Ces hommes vertueux, dont le monde se fait tant d’honneur, n’ont au fond souvent pour eux que l’horreur publique. Amis fidèles, je le veux ; mais c’est le goût, la vanité ou l’intérêt qui les lie, et dans leurs amis ils n’aiment qu’eux même. Bons citoyens, il est vrai ; mais la gloire et les honneurs qui nous reviennent en servant la patrie sont l’unique lien et le seul devoir qui les attachent. Amateurs de la vérité, je l’avoue ; mais ce n’est pas elle qu’ils recherchent, c’est le crédit et la confiance qu’elle leur acquiert parmi les hommes. Observateurs de leurs paroles ; mais c’est un orgueil qui trouverait de la lâcheté et de l’inconstance à se dédire ; ce n’est pas une vertu qui se fait religion de ses promesses.
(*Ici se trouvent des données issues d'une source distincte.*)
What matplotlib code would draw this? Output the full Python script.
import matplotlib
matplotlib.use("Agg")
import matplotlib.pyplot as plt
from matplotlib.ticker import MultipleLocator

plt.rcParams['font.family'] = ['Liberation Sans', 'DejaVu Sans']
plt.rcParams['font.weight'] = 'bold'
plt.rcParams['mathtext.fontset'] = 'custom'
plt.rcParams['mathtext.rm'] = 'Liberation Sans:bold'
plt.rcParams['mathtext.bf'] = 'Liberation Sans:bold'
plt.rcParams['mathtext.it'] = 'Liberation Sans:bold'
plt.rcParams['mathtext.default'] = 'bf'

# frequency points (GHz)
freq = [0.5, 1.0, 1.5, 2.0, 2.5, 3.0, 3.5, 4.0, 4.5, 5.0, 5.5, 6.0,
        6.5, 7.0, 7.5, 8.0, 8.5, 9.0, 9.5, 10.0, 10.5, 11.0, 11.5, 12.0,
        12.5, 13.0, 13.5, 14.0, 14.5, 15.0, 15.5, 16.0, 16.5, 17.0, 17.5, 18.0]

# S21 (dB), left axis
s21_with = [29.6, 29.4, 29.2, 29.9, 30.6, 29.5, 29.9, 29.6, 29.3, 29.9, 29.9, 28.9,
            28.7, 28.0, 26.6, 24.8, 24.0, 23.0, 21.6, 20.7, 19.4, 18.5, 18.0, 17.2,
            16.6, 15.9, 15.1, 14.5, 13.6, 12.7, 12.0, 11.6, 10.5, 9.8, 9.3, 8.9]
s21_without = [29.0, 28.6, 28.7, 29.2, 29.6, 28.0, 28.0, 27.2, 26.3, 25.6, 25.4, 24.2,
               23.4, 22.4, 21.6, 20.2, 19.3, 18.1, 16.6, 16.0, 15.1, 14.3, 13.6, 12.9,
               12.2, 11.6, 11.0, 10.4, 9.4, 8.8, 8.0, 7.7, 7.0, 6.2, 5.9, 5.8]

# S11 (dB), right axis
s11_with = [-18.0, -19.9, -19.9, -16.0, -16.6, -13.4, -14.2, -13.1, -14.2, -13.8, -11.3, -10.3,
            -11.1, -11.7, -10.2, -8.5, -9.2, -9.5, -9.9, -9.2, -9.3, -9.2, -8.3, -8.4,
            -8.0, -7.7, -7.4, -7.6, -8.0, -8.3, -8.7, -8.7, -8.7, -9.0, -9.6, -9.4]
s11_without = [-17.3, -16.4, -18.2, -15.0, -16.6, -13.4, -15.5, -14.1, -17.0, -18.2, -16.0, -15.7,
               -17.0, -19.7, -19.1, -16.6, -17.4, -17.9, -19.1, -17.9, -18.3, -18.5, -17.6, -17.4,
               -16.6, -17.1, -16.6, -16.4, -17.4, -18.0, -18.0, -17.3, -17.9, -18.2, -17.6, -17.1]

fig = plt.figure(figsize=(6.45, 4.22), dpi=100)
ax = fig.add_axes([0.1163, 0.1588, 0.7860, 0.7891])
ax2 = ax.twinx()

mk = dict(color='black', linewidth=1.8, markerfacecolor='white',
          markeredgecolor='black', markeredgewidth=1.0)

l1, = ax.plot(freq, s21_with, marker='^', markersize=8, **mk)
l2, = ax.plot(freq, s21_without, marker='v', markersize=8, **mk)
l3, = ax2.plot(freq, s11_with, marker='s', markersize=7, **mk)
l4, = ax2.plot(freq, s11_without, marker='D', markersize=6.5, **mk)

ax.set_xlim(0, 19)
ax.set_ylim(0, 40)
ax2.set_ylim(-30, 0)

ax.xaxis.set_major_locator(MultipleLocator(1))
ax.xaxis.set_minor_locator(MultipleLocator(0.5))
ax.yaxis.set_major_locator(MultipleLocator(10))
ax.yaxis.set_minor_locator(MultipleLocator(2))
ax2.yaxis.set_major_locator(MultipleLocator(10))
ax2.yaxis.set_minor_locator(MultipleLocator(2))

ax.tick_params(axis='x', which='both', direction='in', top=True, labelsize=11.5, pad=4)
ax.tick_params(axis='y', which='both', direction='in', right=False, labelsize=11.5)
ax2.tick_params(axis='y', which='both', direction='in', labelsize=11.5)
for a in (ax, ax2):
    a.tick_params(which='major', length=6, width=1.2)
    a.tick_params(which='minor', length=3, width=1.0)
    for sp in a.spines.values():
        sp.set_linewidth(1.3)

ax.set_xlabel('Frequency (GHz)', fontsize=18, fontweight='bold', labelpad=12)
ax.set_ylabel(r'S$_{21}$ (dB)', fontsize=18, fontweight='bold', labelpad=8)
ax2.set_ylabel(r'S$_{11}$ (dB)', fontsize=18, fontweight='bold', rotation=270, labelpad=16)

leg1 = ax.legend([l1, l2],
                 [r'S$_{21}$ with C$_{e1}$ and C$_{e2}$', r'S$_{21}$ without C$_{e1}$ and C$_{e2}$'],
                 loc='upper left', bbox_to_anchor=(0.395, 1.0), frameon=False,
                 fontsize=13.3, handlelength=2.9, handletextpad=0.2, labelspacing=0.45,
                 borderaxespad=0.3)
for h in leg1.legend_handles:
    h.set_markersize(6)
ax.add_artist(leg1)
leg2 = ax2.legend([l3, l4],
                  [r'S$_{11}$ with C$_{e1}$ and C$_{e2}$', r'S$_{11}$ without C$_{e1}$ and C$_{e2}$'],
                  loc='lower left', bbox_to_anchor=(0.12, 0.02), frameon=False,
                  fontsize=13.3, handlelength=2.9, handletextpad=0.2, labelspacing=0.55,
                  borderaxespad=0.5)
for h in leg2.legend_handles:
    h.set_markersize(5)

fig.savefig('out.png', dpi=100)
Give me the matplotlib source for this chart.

Vengeurs de l’injustice ; mais en la punissant dans les autres, ils ne veulent que publier qu’ils n’en sont pas capables eux-mêmes ; Protecteurs de la faiblesse ; mais ils veulent avoir des panégyristes de leur générosité, et les éloges des opprimés sont ce que leur offrent de plus touchant leur oppression et leur misère. En un mot, dit l’Ecriture, on les appelle miséricordieux : ils ont toutes les vertus pour le public ; mais n’étant pas fidèles à Dieu, ils n’en ont pas une seule pour eux-mêmes.

Jean-Baptiste Massillon. Sermon sur la fausseté de la gloire humaine. 1718.